• **Given information**
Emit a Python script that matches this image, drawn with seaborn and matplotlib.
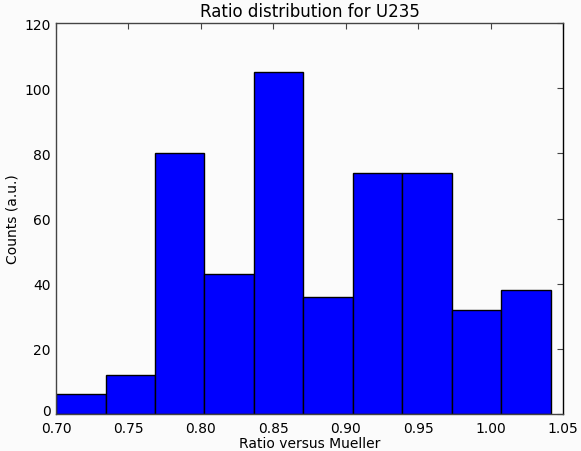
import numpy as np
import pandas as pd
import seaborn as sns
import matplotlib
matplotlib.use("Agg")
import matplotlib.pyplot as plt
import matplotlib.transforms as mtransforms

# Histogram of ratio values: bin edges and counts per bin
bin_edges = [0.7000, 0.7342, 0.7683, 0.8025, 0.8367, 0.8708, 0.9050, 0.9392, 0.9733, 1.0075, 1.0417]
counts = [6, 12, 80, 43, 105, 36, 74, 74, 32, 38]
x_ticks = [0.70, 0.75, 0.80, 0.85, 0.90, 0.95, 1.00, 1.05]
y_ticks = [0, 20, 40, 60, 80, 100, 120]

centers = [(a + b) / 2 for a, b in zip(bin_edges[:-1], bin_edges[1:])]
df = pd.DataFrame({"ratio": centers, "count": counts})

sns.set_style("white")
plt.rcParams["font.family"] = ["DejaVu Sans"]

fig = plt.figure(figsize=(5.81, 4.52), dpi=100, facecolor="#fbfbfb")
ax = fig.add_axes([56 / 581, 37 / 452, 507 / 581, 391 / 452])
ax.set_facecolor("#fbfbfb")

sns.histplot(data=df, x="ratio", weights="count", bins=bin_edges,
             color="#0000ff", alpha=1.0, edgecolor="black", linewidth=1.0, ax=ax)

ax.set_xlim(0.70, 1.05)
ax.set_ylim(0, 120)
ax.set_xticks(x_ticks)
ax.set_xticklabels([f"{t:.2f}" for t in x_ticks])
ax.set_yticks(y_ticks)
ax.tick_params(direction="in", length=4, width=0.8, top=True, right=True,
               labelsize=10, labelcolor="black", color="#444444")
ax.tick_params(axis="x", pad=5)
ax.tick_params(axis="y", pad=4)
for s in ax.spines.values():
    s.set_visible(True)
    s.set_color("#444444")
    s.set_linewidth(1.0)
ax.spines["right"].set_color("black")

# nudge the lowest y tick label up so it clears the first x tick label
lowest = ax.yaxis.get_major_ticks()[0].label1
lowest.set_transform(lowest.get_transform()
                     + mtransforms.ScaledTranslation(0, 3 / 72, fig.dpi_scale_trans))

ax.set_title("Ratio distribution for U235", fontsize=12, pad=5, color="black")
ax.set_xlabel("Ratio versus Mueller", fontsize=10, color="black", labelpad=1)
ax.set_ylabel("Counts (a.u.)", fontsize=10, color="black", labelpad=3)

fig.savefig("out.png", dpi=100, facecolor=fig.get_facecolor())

• **Prompt**
Exclude the images and reproduce the remaining data exactly.

• **In response**
Emit a Python script that matches this image, drawn with seaborn and matplotlib.
import numpy as np
import pandas as pd
import seaborn as sns
import matplotlib
matplotlib.use("Agg")
import matplotlib.pyplot as plt
import matplotlib.transforms as mtransforms

# Histogram of ratio values: bin edges and counts per bin
bin_edges = [0.7000, 0.7342, 0.7683, 0.8025, 0.8367, 0.8708, 0.9050, 0.9392, 0.9733, 1.0075, 1.0417]
counts = [6, 12, 80, 43, 105, 36, 74, 74, 32, 38]
x_ticks = [0.70, 0.75, 0.80, 0.85, 0.90, 0.95, 1.00, 1.05]
y_ticks = [0, 20, 40, 60, 80, 100, 120]

centers = [(a + b) / 2 for a, b in zip(bin_edges[:-1], bin_edges[1:])]
df = pd.DataFrame({"ratio": centers, "count": counts})

sns.set_style("white")
plt.rcParams["font.family"] = ["DejaVu Sans"]

fig = plt.figure(figsize=(5.81, 4.52), dpi=100, facecolor="#fbfbfb")
ax = fig.add_axes([56 / 581, 37 / 452, 507 / 581, 391 / 452])
ax.set_facecolor("#fbfbfb")

sns.histplot(data=df, x="ratio", weights="count", bins=bin_edges,
             color="#0000ff", alpha=1.0, edgecolor="black", linewidth=1.0, ax=ax)

ax.set_xlim(0.70, 1.05)
ax.set_ylim(0, 120)
ax.set_xticks(x_ticks)
ax.set_xticklabels([f"{t:.2f}" for t in x_ticks])
ax.set_yticks(y_ticks)
ax.tick_params(direction="in", length=4, width=0.8, top=True, right=True,
               labelsize=10, labelcolor="black", color="#444444")
ax.tick_params(axis="x", pad=5)
ax.tick_params(axis="y", pad=4)
for s in ax.spines.values():
    s.set_visible(True)
    s.set_color("#444444")
    s.set_linewidth(1.0)
ax.spines["right"].set_color("black")

# nudge the lowest y tick label up so it clears the first x tick label
lowest = ax.yaxis.get_major_ticks()[0].label1
lowest.set_transform(lowest.get_transform()
                     + mtransforms.ScaledTranslation(0, 3 / 72, fig.dpi_scale_trans))

ax.set_title("Ratio distribution for U235", fontsize=12, pad=5, color="black")
ax.set_xlabel("Ratio versus Mueller", fontsize=10, color="black", labelpad=1)
ax.set_ylabel("Counts (a.u.)", fontsize=10, color="black", labelpad=3)

fig.savefig("out.png", dpi=100, facecolor=fig.get_facecolor())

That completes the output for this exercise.